Take the lines from the top down to and including the one with "const CIRCLE_Y = [0.17, 0.1, 0.0457, 0.0643, 0.0548];" and repeat them exactly. Omit images.

......

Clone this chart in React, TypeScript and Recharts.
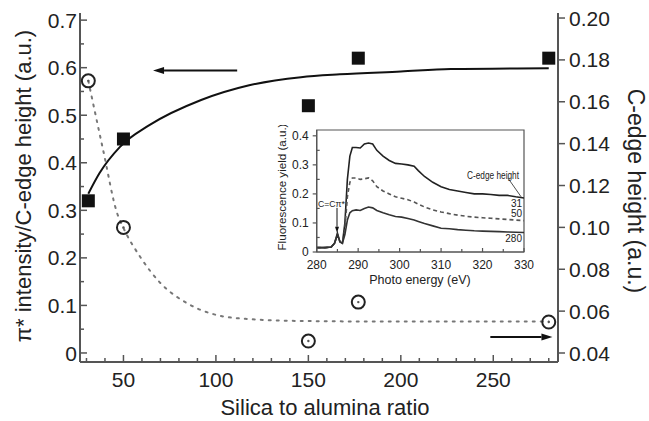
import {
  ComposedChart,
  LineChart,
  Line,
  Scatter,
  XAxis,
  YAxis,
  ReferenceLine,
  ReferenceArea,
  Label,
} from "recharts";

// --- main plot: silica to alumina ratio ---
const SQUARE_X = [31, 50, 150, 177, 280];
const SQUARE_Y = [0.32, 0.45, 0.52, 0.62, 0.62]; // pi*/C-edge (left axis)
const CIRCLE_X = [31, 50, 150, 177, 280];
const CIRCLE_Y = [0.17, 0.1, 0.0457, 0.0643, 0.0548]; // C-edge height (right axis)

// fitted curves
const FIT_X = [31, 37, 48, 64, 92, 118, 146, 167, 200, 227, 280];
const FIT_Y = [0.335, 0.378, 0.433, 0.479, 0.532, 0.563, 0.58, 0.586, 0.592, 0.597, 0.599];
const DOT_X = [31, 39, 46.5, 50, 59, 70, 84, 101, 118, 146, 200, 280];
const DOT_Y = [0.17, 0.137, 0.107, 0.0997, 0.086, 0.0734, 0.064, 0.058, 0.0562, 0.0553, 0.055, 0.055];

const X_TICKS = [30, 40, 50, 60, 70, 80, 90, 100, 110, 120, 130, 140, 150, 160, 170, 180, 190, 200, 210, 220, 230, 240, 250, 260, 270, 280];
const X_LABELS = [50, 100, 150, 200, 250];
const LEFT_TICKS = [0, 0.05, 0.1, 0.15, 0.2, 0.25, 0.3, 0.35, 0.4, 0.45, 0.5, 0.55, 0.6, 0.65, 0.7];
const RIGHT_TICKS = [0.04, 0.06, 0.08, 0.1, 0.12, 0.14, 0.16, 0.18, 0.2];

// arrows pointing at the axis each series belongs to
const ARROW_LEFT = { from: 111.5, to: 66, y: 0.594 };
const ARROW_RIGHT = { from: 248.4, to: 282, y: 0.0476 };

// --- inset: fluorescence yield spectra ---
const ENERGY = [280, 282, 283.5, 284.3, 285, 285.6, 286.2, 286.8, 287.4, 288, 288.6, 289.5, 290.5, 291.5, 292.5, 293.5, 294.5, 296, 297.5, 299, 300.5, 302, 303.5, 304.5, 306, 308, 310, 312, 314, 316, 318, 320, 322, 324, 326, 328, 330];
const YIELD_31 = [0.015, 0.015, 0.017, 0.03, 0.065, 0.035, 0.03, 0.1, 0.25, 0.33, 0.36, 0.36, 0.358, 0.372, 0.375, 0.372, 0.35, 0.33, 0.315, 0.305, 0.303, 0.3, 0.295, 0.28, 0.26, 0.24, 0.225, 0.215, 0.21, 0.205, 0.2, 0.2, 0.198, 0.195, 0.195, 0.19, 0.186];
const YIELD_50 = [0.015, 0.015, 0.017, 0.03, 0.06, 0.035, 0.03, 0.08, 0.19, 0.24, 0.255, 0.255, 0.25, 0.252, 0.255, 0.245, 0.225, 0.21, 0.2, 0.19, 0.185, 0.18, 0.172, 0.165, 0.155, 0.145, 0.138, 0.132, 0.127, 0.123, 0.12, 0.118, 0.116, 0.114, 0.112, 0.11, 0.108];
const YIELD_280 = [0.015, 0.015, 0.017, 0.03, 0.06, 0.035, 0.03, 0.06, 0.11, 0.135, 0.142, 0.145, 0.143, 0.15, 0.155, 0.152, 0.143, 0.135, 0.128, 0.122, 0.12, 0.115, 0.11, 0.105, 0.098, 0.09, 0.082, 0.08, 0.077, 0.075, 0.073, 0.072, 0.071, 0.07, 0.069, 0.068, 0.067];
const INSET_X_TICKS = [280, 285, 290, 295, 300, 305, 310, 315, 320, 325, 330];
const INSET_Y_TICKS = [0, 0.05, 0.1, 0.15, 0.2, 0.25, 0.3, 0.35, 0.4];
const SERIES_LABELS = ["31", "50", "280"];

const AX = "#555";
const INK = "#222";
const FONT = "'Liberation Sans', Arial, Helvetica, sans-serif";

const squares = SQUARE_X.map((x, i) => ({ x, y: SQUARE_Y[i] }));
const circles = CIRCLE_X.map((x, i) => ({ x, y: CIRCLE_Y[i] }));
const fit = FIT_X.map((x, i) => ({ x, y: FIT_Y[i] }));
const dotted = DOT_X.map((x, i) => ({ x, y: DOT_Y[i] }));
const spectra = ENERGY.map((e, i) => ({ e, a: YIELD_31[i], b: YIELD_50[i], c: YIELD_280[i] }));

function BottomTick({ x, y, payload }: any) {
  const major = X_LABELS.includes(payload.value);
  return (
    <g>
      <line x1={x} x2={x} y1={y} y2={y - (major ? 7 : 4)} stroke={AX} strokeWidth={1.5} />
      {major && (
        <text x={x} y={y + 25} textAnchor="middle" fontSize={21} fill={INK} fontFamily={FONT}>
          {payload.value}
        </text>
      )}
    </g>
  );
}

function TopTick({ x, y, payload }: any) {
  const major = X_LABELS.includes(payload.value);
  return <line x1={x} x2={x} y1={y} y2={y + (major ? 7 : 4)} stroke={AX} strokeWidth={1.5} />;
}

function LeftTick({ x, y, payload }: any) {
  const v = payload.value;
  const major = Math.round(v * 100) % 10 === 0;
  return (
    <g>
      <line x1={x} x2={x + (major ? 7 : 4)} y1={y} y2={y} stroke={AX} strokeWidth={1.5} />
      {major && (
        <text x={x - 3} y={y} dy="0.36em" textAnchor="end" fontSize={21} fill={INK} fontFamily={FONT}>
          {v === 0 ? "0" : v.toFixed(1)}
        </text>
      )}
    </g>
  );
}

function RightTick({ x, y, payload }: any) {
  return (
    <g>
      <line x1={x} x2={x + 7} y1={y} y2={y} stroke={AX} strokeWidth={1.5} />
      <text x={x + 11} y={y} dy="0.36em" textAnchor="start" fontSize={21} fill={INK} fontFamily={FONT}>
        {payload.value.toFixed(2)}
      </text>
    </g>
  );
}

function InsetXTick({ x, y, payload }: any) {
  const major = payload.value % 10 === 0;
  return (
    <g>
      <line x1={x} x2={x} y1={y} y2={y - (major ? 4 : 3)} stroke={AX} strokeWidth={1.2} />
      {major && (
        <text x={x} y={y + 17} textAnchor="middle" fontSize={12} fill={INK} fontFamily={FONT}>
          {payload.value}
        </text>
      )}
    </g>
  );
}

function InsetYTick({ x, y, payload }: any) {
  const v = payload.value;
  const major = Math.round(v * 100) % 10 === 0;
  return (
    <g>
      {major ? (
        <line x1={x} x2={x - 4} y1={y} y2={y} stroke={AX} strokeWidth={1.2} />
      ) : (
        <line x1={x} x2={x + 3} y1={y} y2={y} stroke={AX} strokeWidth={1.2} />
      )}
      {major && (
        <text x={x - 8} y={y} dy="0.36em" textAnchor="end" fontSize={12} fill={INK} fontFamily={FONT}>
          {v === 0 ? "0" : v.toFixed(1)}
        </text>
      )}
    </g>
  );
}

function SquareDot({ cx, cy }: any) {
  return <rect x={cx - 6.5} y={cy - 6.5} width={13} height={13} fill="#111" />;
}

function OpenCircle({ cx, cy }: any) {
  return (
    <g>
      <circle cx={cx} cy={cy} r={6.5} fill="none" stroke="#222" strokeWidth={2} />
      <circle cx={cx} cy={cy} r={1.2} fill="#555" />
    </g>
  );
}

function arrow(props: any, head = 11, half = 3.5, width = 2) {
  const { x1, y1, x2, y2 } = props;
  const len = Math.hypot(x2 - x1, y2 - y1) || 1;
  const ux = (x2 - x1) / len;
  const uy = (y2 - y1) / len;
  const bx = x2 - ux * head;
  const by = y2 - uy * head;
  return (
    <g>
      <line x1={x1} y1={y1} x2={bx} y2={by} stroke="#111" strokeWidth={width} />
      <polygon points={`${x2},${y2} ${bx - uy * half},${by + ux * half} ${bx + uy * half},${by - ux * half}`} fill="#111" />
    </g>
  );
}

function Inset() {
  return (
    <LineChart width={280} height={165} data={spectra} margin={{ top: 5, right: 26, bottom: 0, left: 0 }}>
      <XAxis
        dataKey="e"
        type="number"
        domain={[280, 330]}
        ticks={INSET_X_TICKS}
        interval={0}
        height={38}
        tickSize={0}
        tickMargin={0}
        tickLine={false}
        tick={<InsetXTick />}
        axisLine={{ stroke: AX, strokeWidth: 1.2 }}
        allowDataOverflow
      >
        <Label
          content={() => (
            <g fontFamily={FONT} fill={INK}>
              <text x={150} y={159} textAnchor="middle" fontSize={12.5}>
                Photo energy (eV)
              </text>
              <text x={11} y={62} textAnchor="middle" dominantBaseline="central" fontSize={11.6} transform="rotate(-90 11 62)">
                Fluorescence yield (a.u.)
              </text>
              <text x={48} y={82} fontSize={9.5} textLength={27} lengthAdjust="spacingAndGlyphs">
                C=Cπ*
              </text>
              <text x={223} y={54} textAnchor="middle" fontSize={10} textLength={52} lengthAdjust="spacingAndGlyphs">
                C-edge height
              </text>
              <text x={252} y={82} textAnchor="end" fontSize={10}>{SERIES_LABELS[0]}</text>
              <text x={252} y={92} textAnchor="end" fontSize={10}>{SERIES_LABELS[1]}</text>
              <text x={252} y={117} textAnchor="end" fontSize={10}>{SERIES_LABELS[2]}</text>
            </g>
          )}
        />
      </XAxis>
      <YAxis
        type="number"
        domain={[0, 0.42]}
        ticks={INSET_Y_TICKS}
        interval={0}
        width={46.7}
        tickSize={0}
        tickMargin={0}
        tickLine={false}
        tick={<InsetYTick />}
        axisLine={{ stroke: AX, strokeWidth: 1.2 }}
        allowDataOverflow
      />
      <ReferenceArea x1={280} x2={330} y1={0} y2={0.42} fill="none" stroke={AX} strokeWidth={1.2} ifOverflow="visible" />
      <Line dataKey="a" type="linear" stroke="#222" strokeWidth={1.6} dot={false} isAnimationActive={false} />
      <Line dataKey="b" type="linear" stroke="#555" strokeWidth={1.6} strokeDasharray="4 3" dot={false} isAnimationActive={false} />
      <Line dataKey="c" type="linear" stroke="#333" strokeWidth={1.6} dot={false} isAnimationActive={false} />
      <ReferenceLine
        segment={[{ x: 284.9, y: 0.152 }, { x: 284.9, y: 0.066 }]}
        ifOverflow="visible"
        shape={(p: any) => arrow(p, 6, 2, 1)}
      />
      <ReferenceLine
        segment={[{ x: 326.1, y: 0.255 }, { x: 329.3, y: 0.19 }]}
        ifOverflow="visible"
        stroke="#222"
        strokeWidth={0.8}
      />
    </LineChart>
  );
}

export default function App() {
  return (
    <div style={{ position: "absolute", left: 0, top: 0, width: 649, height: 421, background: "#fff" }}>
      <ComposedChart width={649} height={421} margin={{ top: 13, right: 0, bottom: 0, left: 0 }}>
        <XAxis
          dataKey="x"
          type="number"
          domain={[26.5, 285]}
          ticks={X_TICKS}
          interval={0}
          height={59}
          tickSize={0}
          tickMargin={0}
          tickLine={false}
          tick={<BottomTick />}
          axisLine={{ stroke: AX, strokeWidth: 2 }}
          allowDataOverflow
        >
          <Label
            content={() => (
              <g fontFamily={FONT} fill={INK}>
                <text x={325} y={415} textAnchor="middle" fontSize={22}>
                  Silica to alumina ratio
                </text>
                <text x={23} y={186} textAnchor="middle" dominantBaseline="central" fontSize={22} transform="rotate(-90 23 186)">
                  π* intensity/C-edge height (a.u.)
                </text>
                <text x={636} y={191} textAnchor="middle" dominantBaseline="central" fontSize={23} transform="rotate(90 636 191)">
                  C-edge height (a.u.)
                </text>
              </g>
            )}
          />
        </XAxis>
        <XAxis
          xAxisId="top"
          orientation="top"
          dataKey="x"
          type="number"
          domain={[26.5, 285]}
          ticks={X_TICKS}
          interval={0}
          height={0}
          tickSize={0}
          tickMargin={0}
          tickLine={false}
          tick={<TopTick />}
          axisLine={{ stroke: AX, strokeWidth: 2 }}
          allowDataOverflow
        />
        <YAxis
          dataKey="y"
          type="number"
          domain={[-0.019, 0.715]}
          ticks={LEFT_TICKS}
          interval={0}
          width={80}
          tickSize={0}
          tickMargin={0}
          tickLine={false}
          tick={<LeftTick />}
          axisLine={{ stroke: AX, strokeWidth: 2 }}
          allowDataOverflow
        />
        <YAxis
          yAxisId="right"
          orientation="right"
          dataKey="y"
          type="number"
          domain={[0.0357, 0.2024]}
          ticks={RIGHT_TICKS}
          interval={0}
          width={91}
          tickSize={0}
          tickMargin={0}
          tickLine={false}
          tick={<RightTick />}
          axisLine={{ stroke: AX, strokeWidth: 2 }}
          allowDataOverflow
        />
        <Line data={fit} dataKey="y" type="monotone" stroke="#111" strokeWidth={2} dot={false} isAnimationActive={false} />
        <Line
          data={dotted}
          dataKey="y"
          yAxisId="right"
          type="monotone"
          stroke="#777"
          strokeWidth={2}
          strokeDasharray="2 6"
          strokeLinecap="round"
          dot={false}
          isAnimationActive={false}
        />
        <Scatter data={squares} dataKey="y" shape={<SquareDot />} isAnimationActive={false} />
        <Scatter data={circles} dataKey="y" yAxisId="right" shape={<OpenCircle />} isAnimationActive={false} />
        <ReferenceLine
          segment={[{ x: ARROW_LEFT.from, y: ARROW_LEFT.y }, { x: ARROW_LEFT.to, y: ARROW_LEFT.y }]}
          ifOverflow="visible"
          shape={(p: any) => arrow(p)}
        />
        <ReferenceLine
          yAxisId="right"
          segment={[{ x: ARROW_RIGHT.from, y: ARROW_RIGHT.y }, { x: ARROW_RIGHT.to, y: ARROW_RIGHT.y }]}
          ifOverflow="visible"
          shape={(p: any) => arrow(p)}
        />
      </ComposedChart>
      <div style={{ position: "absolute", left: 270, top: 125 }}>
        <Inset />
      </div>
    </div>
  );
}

......

*The output:*
Clone this chart in React, TypeScript and Recharts.
import {
  ComposedChart,
  LineChart,
  Line,
  Scatter,
  XAxis,
  YAxis,
  ReferenceLine,
  ReferenceArea,
  Label,
} from "recharts";

// --- main plot: silica to alumina ratio ---
const SQUARE_X = [31, 50, 150, 177, 280];
const SQUARE_Y = [0.32, 0.45, 0.52, 0.62, 0.62]; // pi*/C-edge (left axis)
const CIRCLE_X = [31, 50, 150, 177, 280];
const CIRCLE_Y = [0.17, 0.1, 0.0457, 0.0643, 0.0548]; // C-edge height (right axis)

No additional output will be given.